O funcionamento do Portal é regulamentado por portaria do membro do Governo com a pasta da Política de Consumidores.

9. Formulários de adesão dos Serviços Públicos Essenciais

Sem prejuízo do cumprimento de outros deveres de submissão ou depósito de formulários de que constem condições gerais dos contratos, sectorialmente aplicáveis, os prestadores de serviços públicos essenciais devem depositar, na Comissão, e antes da sua circulação no mercado, modelos dos contratos oferecidos aos consumidores pelo recurso a tais condições gerais.
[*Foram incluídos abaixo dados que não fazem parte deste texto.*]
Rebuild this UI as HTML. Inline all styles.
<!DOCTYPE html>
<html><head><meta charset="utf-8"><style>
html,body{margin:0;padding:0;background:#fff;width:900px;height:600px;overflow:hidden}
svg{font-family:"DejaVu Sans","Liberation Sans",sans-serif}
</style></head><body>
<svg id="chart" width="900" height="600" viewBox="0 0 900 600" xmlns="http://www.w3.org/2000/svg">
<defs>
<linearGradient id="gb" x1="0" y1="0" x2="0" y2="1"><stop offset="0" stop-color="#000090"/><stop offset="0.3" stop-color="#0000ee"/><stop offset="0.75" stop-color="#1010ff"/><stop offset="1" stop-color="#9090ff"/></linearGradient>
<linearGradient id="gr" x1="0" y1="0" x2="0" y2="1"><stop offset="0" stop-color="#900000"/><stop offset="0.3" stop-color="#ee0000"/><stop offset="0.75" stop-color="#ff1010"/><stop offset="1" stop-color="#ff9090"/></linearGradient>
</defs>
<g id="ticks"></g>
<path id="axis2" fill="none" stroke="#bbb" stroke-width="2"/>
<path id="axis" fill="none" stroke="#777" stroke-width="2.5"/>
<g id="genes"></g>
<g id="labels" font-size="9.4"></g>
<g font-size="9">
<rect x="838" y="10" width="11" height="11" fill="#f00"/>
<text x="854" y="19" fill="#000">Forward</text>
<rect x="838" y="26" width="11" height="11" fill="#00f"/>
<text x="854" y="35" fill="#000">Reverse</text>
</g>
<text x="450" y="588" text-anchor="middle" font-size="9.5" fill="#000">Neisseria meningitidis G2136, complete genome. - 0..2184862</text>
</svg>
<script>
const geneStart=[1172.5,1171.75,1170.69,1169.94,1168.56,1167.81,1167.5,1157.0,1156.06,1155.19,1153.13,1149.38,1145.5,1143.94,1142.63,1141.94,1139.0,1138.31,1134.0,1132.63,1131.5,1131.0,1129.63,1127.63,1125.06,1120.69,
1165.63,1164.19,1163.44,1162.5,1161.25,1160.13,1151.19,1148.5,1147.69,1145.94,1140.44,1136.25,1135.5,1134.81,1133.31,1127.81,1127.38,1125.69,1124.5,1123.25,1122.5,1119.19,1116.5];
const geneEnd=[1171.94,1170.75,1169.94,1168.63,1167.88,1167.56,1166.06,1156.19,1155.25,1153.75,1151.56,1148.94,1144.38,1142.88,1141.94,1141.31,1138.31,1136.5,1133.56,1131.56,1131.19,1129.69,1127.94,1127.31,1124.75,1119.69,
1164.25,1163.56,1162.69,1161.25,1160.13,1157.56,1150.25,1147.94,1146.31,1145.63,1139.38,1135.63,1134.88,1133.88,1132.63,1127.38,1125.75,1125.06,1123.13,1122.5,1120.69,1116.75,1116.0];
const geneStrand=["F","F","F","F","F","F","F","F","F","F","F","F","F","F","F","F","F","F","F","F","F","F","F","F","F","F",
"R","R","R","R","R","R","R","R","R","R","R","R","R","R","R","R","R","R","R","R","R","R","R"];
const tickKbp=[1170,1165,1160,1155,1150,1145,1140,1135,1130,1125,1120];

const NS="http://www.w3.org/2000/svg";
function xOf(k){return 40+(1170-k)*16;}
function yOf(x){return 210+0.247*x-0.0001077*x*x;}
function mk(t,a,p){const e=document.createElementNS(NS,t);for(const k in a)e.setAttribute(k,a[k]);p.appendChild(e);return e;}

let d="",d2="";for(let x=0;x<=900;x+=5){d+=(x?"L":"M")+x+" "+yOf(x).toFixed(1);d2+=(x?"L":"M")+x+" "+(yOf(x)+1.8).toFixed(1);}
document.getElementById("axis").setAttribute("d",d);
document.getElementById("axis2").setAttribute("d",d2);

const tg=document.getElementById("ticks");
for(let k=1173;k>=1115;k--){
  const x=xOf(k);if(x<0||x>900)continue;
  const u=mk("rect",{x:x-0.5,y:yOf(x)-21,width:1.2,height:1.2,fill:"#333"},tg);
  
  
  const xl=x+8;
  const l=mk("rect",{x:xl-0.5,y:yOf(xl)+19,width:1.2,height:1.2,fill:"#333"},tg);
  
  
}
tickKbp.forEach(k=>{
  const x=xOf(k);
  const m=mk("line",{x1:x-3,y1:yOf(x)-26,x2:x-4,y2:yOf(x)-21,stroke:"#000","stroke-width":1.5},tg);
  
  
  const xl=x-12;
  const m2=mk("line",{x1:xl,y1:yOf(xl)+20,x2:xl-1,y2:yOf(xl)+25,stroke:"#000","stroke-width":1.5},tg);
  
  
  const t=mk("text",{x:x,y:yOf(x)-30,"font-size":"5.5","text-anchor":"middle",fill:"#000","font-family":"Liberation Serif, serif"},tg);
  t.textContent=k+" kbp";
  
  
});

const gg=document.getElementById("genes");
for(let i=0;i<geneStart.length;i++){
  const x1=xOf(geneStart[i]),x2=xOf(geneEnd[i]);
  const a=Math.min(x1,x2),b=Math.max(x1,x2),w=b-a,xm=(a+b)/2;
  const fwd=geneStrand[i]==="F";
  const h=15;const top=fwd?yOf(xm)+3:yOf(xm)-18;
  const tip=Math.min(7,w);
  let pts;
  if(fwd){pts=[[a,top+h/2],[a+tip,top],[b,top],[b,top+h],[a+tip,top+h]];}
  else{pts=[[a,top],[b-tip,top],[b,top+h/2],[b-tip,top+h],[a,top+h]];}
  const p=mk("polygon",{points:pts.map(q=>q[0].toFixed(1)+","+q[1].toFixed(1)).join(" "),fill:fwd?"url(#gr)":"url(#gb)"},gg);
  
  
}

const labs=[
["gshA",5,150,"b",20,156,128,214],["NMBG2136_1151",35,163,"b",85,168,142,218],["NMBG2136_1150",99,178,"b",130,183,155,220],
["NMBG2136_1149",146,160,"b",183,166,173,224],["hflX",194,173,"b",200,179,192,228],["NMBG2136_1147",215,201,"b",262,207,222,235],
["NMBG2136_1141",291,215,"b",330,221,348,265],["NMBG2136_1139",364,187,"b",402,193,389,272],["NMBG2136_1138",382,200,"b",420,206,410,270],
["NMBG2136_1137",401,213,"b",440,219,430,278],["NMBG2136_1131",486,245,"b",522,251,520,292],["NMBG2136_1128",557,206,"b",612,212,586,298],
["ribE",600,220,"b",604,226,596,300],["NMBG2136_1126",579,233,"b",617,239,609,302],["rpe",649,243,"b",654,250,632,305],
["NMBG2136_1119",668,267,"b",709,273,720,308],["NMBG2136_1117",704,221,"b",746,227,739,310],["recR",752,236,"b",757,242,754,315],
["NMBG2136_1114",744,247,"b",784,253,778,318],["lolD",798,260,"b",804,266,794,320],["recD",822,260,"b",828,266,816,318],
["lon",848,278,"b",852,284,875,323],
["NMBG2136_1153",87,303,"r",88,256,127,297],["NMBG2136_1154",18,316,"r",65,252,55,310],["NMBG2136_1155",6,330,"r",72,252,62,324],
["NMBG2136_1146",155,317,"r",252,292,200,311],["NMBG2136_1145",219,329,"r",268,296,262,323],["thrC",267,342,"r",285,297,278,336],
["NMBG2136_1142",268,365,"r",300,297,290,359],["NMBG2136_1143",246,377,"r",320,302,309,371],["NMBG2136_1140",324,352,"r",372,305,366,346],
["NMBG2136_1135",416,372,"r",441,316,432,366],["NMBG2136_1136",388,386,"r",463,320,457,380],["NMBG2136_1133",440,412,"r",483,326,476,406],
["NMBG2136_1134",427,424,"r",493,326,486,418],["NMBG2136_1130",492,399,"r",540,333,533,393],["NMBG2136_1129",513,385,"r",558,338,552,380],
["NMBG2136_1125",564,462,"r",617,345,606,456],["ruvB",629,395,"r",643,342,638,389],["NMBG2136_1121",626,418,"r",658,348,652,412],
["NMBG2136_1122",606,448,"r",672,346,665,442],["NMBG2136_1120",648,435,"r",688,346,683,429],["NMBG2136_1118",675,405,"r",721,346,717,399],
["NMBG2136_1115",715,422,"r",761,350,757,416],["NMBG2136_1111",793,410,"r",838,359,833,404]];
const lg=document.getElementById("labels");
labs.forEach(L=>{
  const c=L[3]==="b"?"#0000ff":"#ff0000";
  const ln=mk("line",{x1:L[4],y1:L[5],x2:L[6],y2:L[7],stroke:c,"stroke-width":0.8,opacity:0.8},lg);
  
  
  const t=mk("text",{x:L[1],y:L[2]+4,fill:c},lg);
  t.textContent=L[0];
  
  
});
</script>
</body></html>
Mediante portaria, a emitir pelo membro do Governo com a pasta Política de Consumidores, podem ser enumeradas outras áreas de actividade sujeitas ao dever de depósito dos modelos contratuais elaborados com recurso a condições gerais dos contratos, tal como se prevê no passo precedente.

10. Registo Nacional das Cláusulas Abusivas

Os dados constantes do Registo Nacional de Cláusulas Abusivas, nas bases de dados do Ministério da Justiça, transferir-se-ão para o Portal.

Incumbe à Comissão organizar e manter actualizado, no Portal, gerido pela Direcção-Geral do Consumidor, o registo das cláusulas abusivas comunicadas por quem de direito, nos termos anteriormente revelados.

Os registos constantes do Portal podem, mediante hiperligação, ser acedidos através da base de dados www.dgsi.pt.

11. Apreciação administrativa do carácter abusivo

As autoridades reguladoras e fiscalizadoras sectorialmente competentes verificam o carácter abusivo de cláusulas contratuais gerais utilizadas pelos operadores económicos que se encontrem no seu perímetro de supervisão, quando contrariem o disposto nos pertinentes lugares da Lei das Condições Gerais dos Contratos, proibindo consequentemente o seu uso.

As decisões destarte adoptadas são publicitadas no sítio electrónico da competente autoridade reguladora, comunicadas e remetidas em cópia, no prazo de 30 dias, à Comissão das Cláusulas Contratuais Gerais.